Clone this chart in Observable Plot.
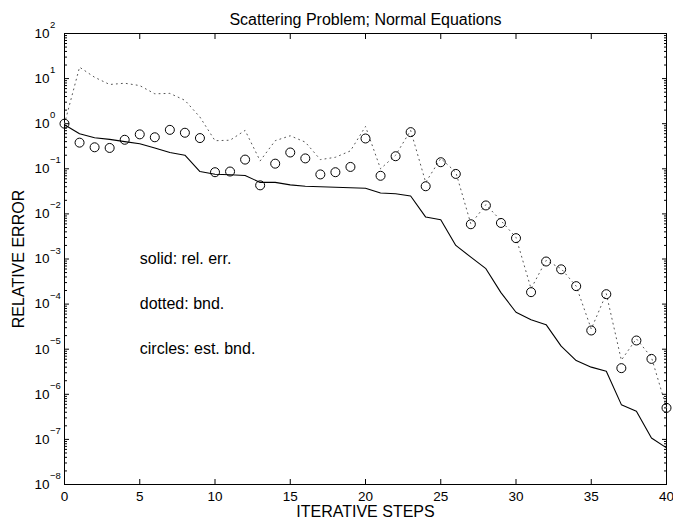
<!DOCTYPE html>
<html>
<head>
<meta charset="utf-8">
<script src="https://cdn.jsdelivr.net/npm/d3@7"></script>
<script src="https://cdn.jsdelivr.net/npm/@observablehq/plot@0.6"></script>
<style>
  html, body { margin: 0; padding: 0; background: #fff; }
</style>
</head>
<body>
<div id="chart"></div>
<script>
// ---- data ----
const steps = [0,1,2,3,4,5,6,7,8,9,10,11,12,13,14,15,16,17,18,19,20,21,22,23,24,25,26,27,28,29,30,31,32,33,34,35,36,37,38,39,40];

// solid: relative error
const relErr = [0.95,0.60,0.49,0.45,0.40,0.36,0.29,0.23,0.20,0.087,0.076,0.074,0.071,0.050,0.050,0.044,0.041,0.040,0.039,0.038,0.037,0.029,0.028,0.025,0.0085,0.0074,0.0020,0.0011,6.1e-4,1.8e-4,6.6e-5,4.5e-5,3.5e-5,1.17e-5,5.6e-6,4.0e-6,3.25e-6,5.9e-7,4.2e-7,1.07e-7,6.5e-8];

// dotted: bound
const bnd = [1.0,17.9,10.7,7.4,7.9,7.0,4.6,4.7,3.3,1.4,0.42,0.43,0.71,0.15,0.42,0.54,0.39,0.16,0.18,0.25,0.87,0.10,0.20,0.71,0.050,0.17,0.084,0.0060,0.016,0.0071,0.0030,2.2e-4,9.3e-4,6.1e-4,2.5e-4,2.8e-5,1.7e-4,5.7e-6,1.7e-5,6.6e-6,5.0e-7];

// circles: estimated bound
const estBnd = [1.0,0.38,0.30,0.29,0.44,0.58,0.50,0.73,0.63,0.48,0.084,0.087,0.16,0.043,0.13,0.23,0.17,0.075,0.084,0.11,0.47,0.070,0.19,0.65,0.041,0.14,0.077,0.0059,0.0154,0.0063,0.0029,1.84e-4,8.8e-4,5.9e-4,2.5e-4,2.6e-5,1.66e-4,3.8e-6,1.56e-5,6.1e-6,5.0e-7];

// ticks
const xTicks = [0,5,10,15,20,25,30,35,40];
const yExponents = [-8,-7,-6,-5,-4,-3,-2,-1,0,1,2];
const minorMultipliers = [2,3,4,5,6,7,8,9];

// text
const titleText = ["Scattering Problem; Normal Equations"];
const xLabel = ["ITERATIVE STEPS"];
const yLabel = ["RELATIVE ERROR"];
const annotText = ["solid: rel. err.", "dotted: bnd.", "circles: est. bnd."];
const annotX = [5, 5, 5];
const annotY = [1e-3, 1e-4, 1e-5];

// ---- derived tables ----
const series = steps.map((s, i) => ({s, rel: relErr[i], bnd: bnd[i], est: estBnd[i]}));
const yMajor = yExponents.map(e => Math.pow(10, e));
const yMinor = yExponents.slice(0, -1).flatMap(e => minorMultipliers.map(m => m * Math.pow(10, e)));
const expText = yExponents.map(e => e < 0 ? "\u2212" + (-e) : String(e));
const annots = annotText.map((t, i) => ({t, x: annotX[i], y: annotY[i]}));

const blank = () => "";

const chart = Plot.plot({
  width: 673,
  height: 522,
  marginLeft: 64,
  marginRight: 7,
  marginTop: 33,
  marginBottom: 38,
  style: {fontFamily: "'Liberation Sans', Arial, Helvetica, sans-serif", background: "#fff", color: "#000"},
  x: {domain: [0, 40]},
  y: {type: "log", domain: [1e-8, 1e2]},
  marks: [
    Plot.frame({stroke: "#000", strokeWidth: 1}),
    // inward ticks on all four sides
    Plot.axisY(yMajor, {anchor: "left", tickSize: -5, tickFormat: blank, label: null}),
    Plot.axisY(yMinor, {anchor: "left", tickSize: -3, tickFormat: blank, label: null}),
    Plot.axisY(yMajor, {anchor: "right", tickSize: -5, tickFormat: blank, label: null}),
    Plot.axisY(yMinor, {anchor: "right", tickSize: -3, tickFormat: blank, label: null}),
    Plot.axisX(xTicks, {anchor: "bottom", tickSize: -5, tickFormat: blank, label: null}),
    Plot.axisX(xTicks, {anchor: "top", tickSize: -5, tickFormat: blank, label: null}),
    // x tick labels
    Plot.axisX(xTicks, {anchor: "bottom", tickSize: 0, tickPadding: 6.5, fontSize: 13.5, label: null}),
    // y tick labels 10^k
    Plot.text(yMajor, {y: d => d, text: () => "10", frameAnchor: "left", textAnchor: "end", dx: -15, fontSize: 13.5}),
    Plot.text(yMajor, {y: d => d, text: (d, i) => expText[i], frameAnchor: "left", textAnchor: "start", dx: -14.5, dy: -8.5, fontSize: 9.5}),
    // data
    Plot.line(series, {x: "s", y: "bnd", stroke: "#555", strokeWidth: 1, strokeDasharray: "1 4"}),
    Plot.line(series, {x: "s", y: "rel", stroke: "#000", strokeWidth: 1.1}),
    Plot.dot(series, {x: "s", y: "est", r: 4.5, stroke: "#000", strokeWidth: 1, fill: "none"}),
    // annotations
    Plot.text(annots, {x: "x", y: "y", text: "t", textAnchor: "start", fontSize: 16}),
    // title and axis labels
    Plot.text(titleText, {text: d => d, frameAnchor: "top", textAnchor: "middle", dy: -20, fontSize: 16}),
    Plot.text(xLabel, {text: d => d, frameAnchor: "bottom", textAnchor: "middle", dy: 32, fontSize: 16}),
    Plot.text(yLabel, {text: d => d, frameAnchor: "left", textAnchor: "middle", dx: -46, rotate: -90, fontSize: 16})
  ]
});
document.getElementById("chart").appendChild(chart);
</script>
</body>
</html>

----

→ **Problem to work on**:
Repeat the material verbatim. Do not carry over any picture.

→ **Output for this task**:
Clone this chart in Observable Plot.
<!DOCTYPE html>
<html>
<head>
<meta charset="utf-8">
<script src="https://cdn.jsdelivr.net/npm/d3@7"></script>
<script src="https://cdn.jsdelivr.net/npm/@observablehq/plot@0.6"></script>
<style>
  html, body { margin: 0; padding: 0; background: #fff; }
</style>
</head>
<body>
<div id="chart"></div>
<script>
// ---- data ----
const steps = [0,1,2,3,4,5,6,7,8,9,10,11,12,13,14,15,16,17,18,19,20,21,22,23,24,25,26,27,28,29,30,31,32,33,34,35,36,37,38,39,40];

// solid: relative error
const relErr = [0.95,0.60,0.49,0.45,0.40,0.36,0.29,0.23,0.20,0.087,0.076,0.074,0.071,0.050,0.050,0.044,0.041,0.040,0.039,0.038,0.037,0.029,0.028,0.025,0.0085,0.0074,0.0020,0.0011,6.1e-4,1.8e-4,6.6e-5,4.5e-5,3.5e-5,1.17e-5,5.6e-6,4.0e-6,3.25e-6,5.9e-7,4.2e-7,1.07e-7,6.5e-8];

// dotted: bound
const bnd = [1.0,17.9,10.7,7.4,7.9,7.0,4.6,4.7,3.3,1.4,0.42,0.43,0.71,0.15,0.42,0.54,0.39,0.16,0.18,0.25,0.87,0.10,0.20,0.71,0.050,0.17,0.084,0.0060,0.016,0.0071,0.0030,2.2e-4,9.3e-4,6.1e-4,2.5e-4,2.8e-5,1.7e-4,5.7e-6,1.7e-5,6.6e-6,5.0e-7];

// circles: estimated bound
const estBnd = [1.0,0.38,0.30,0.29,0.44,0.58,0.50,0.73,0.63,0.48,0.084,0.087,0.16,0.043,0.13,0.23,0.17,0.075,0.084,0.11,0.47,0.070,0.19,0.65,0.041,0.14,0.077,0.0059,0.0154,0.0063,0.0029,1.84e-4,8.8e-4,5.9e-4,2.5e-4,2.6e-5,1.66e-4,3.8e-6,1.56e-5,6.1e-6,5.0e-7];

// ticks
const xTicks = [0,5,10,15,20,25,30,35,40];
const yExponents = [-8,-7,-6,-5,-4,-3,-2,-1,0,1,2];
const minorMultipliers = [2,3,4,5,6,7,8,9];

// text
const titleText = ["Scattering Problem; Normal Equations"];
const xLabel = ["ITERATIVE STEPS"];
const yLabel = ["RELATIVE ERROR"];
const annotText = ["solid: rel. err.", "dotted: bnd.", "circles: est. bnd."];
const annotX = [5, 5, 5];
const annotY = [1e-3, 1e-4, 1e-5];

// ---- derived tables ----
const series = steps.map((s, i) => ({s, rel: relErr[i], bnd: bnd[i], est: estBnd[i]}));
const yMajor = yExponents.map(e => Math.pow(10, e));
const yMinor = yExponents.slice(0, -1).flatMap(e => minorMultipliers.map(m => m * Math.pow(10, e)));
const expText = yExponents.map(e => e < 0 ? "\u2212" + (-e) : String(e));
const annots = annotText.map((t, i) => ({t, x: annotX[i], y: annotY[i]}));

const blank = () => "";

const chart = Plot.plot({
  width: 673,
  height: 522,
  marginLeft: 64,
  marginRight: 7,
  marginTop: 33,
  marginBottom: 38,
  style: {fontFamily: "'Liberation Sans', Arial, Helvetica, sans-serif", background: "#fff", color: "#000"},
  x: {domain: [0, 40]},
  y: {type: "log", domain: [1e-8, 1e2]},
  marks: [
    Plot.frame({stroke: "#000", strokeWidth: 1}),
    // inward ticks on all four sides
    Plot.axisY(yMajor, {anchor: "left", tickSize: -5, tickFormat: blank, label: null}),
    Plot.axisY(yMinor, {anchor: "left", tickSize: -3, tickFormat: blank, label: null}),
    Plot.axisY(yMajor, {anchor: "right", tickSize: -5, tickFormat: blank, label: null}),
    Plot.axisY(yMinor, {anchor: "right", tickSize: -3, tickFormat: blank, label: null}),
    Plot.axisX(xTicks, {anchor: "bottom", tickSize: -5, tickFormat: blank, label: null}),
    Plot.axisX(xTicks, {anchor: "top", tickSize: -5, tickFormat: blank, label: null}),
    // x tick labels
    Plot.axisX(xTicks, {anchor: "bottom", tickSize: 0, tickPadding: 6.5, fontSize: 13.5, label: null}),
    // y tick labels 10^k
    Plot.text(yMajor, {y: d => d, text: () => "10", frameAnchor: "left", textAnchor: "end", dx: -15, fontSize: 13.5}),
    Plot.text(yMajor, {y: d => d, text: (d, i) => expText[i], frameAnchor: "left", textAnchor: "start", dx: -14.5, dy: -8.5, fontSize: 9.5}),
    // data
    Plot.line(series, {x: "s", y: "bnd", stroke: "#555", strokeWidth: 1, strokeDasharray: "1 4"}),
    Plot.line(series, {x: "s", y: "rel", stroke: "#000", strokeWidth: 1.1}),
    Plot.dot(series, {x: "s", y: "est", r: 4.5, stroke: "#000", strokeWidth: 1, fill: "none"}),
    // annotations
    Plot.text(annots, {x: "x", y: "y", text: "t", textAnchor: "start", fontSize: 16}),
    // title and axis labels
    Plot.text(titleText, {text: d => d, frameAnchor: "top", textAnchor: "middle", dy: -20, fontSize: 16}),
    Plot.text(xLabel, {text: d => d, frameAnchor: "bottom", textAnchor: "middle", dy: 32, fontSize: 16}),
    Plot.text(yLabel, {text: d => d, frameAnchor: "left", textAnchor: "middle", dx: -46, rotate: -90, fontSize: 16})
  ]
});
document.getElementById("chart").appendChild(chart);
</script>
</body>
</html>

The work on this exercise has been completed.